To be done | Take every line from the material that has the word "with" in it.

Exercise materials |
□ □ □ □ □ □ □

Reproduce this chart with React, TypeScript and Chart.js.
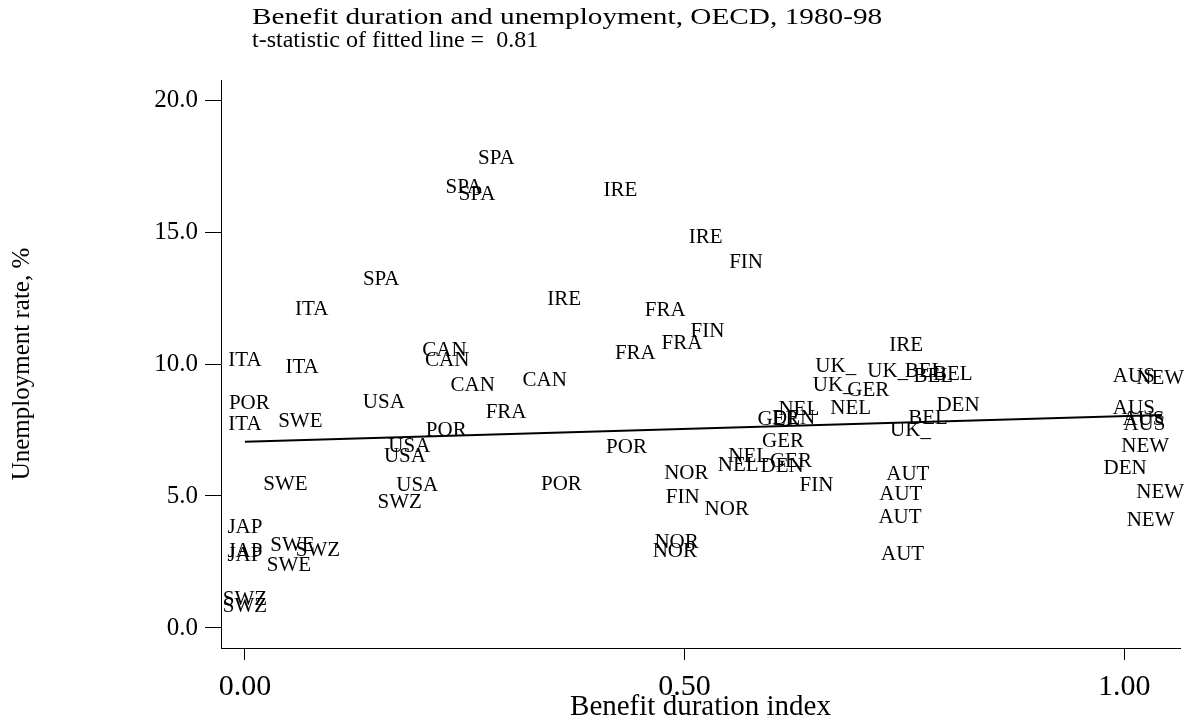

□ □ □ □ □ □ □

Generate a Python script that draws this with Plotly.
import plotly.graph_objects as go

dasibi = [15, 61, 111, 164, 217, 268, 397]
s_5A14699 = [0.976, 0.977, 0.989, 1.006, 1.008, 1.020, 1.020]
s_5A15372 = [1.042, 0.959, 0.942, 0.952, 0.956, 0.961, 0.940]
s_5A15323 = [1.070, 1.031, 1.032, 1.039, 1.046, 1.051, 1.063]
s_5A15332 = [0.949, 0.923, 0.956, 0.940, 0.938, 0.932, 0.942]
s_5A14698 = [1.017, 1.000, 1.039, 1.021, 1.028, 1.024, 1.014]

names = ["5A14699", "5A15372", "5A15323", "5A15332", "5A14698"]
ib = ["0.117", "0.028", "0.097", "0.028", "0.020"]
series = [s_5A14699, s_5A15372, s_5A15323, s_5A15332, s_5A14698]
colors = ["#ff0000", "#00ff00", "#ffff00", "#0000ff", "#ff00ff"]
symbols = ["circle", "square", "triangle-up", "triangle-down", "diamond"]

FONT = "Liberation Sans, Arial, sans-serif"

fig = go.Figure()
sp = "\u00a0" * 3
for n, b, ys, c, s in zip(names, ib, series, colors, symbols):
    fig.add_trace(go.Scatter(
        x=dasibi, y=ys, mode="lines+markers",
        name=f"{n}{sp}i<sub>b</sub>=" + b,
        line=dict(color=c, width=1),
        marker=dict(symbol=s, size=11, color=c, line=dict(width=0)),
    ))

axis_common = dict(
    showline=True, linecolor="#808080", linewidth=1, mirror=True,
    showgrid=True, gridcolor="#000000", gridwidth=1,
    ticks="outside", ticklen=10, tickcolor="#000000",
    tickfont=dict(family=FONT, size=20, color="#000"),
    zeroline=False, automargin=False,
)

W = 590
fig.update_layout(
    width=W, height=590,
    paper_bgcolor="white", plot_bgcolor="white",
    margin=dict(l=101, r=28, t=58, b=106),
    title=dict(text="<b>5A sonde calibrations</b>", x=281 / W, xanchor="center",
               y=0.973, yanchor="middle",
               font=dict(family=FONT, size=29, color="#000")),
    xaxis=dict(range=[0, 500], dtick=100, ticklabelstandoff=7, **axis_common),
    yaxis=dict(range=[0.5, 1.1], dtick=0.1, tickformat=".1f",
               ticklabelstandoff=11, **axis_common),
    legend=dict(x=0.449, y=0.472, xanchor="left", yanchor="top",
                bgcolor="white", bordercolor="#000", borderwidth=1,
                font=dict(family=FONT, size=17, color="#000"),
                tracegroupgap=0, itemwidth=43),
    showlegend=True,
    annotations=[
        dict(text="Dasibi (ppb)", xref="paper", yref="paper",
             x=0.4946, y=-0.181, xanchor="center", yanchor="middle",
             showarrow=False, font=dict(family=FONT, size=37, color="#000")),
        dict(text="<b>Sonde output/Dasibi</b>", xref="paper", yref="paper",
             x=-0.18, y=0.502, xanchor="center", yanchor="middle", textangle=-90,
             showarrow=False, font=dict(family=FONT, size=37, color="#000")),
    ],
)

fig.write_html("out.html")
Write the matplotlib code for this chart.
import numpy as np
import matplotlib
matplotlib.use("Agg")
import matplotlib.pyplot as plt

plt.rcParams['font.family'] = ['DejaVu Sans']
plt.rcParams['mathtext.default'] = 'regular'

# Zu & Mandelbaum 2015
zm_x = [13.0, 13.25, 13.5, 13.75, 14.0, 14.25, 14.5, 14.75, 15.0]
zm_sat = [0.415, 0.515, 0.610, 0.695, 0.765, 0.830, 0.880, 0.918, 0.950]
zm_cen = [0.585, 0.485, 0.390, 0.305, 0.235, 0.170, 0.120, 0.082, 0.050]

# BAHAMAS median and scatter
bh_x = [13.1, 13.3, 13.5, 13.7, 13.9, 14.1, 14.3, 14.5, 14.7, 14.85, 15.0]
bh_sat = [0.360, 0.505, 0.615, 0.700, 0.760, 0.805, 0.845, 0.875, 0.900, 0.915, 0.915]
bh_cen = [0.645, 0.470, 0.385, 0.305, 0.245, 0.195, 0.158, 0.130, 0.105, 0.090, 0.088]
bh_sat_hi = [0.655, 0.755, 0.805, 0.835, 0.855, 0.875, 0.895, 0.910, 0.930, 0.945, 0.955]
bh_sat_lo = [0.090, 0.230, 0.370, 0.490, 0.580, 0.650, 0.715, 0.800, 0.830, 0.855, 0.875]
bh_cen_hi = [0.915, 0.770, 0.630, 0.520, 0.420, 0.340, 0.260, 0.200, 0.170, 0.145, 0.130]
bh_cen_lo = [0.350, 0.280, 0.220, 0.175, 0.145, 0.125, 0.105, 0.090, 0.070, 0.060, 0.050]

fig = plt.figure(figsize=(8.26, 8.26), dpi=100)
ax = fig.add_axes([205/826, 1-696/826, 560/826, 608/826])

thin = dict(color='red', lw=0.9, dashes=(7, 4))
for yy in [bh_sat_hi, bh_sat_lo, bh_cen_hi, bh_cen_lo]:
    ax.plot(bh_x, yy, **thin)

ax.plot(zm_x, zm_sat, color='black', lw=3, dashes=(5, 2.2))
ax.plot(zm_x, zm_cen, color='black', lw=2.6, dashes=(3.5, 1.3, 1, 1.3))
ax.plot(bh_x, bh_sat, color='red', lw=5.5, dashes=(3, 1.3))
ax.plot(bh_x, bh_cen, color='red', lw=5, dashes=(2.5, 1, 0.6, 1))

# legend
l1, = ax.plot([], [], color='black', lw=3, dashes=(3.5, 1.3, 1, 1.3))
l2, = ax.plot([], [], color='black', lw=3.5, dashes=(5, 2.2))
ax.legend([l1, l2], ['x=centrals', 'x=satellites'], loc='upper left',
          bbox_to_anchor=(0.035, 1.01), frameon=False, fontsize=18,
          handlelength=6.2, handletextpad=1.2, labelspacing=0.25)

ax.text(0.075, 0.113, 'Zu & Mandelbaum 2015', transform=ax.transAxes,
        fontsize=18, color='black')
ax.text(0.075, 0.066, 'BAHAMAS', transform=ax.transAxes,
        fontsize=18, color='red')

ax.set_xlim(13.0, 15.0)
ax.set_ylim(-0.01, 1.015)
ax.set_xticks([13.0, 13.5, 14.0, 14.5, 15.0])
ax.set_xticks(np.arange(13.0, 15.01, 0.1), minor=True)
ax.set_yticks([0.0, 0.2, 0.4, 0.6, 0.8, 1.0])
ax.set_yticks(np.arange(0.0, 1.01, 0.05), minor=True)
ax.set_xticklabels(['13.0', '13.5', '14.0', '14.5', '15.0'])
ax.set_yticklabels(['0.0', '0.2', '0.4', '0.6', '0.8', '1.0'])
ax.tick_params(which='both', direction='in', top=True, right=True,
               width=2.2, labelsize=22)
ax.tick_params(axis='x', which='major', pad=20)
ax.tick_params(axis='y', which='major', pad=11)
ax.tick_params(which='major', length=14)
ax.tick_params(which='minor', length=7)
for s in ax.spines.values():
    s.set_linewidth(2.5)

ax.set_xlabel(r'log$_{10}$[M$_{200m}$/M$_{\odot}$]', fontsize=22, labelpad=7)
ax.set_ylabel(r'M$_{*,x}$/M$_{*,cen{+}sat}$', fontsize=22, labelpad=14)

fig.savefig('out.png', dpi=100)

□ □ □ □ □ □ □

The response |
Reproduce this chart with React, TypeScript and Chart.js.
Generate a Python script that draws this with Plotly.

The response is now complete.